I hate writing groups. I hate the fact that I keep going around in this circle. But what the hell. Its my circle. I know where it goes. Around. I have, we all know, been in worse circles.

So, the computer is repaired, the keyboard is sticky and needs to be replaced. But it works, and the new monitor is nice and crispy.

We decorated the unit for Christmas. It is all red and sparkly. I tried for a serene winter blue, but the old folks said it was drab. Boring. They like red and green. So, red and fucking green it is. It is actually very nice. At home, we are negotiating the tree deal. My husband says it is his turn to pick out the tree. I said "Why would you think you get a turn? Its not a turn thing." And he didn't like that. But I know him and his frugal ways. He'll drag home something on Christmas Eve from the Safeway parking lot that has been run over a couple of times and never was much to look at in the first place and bring it home and decorate it with devil horns and other Halloween stuff. And I know there's no such thing as an ugly Christmas tree. I've seen the Charlie Brown special. But I want full creative control and I am not going to get it. Marriage. It has its pitfalls. Its all that pesky thinking about the other person and letting them have a vote that I keep forgetting about. Ah well.
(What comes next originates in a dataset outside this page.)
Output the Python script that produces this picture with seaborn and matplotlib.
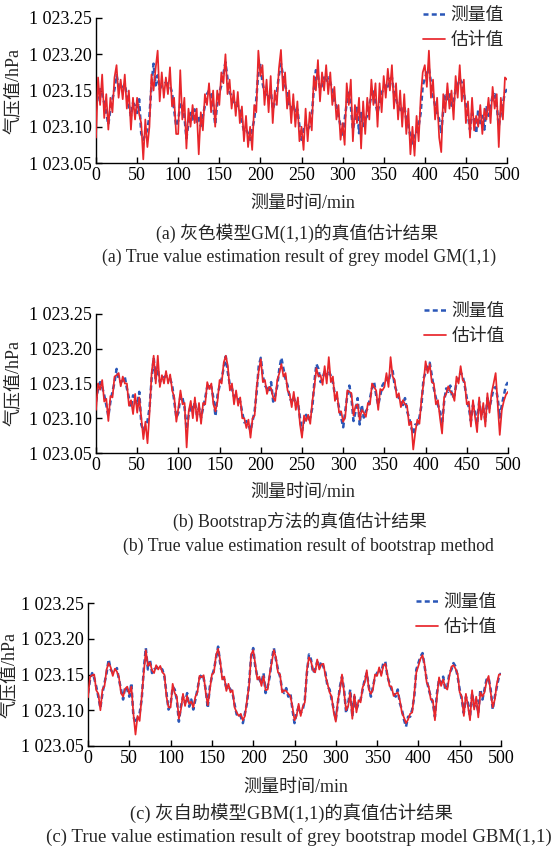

I started a special lunch and dinner group on the unit. So many have died, and we grieved, and had hospice grief support come in to help us buck up and do what we do, and in the middle of it all, four women needed some place safe to live. They are all walking and talking and crazy as loons. So I said, hey. Let's have them all sit together at the same table, away from the others who no longer come up for social air, and let them have a tea party, day after day. And the conversation goes something like this: (it doesn't matter what their names are).

When I was eighteen, I was sent to China to be a companion to my spoiled cousin.
Oh? I'm norwegian, you know.
I don't really belong here. There was a mistake.
Oh! That is so funny! (breaks into christmas song in a high soprano)
Oh, you like to sing.
Oh, do I?
She's always singing.
You know my son will be bringing my things here any time now. I should be going home.
When I was in China, I was a companion for my spoiled cousin. She had the same name as me.

And that is how it goes. Every day.

scrapbook

Tuesday, December 05, 2006

back

Computer has been dead and is now alive. We're back. I still want a laptop, but this is good.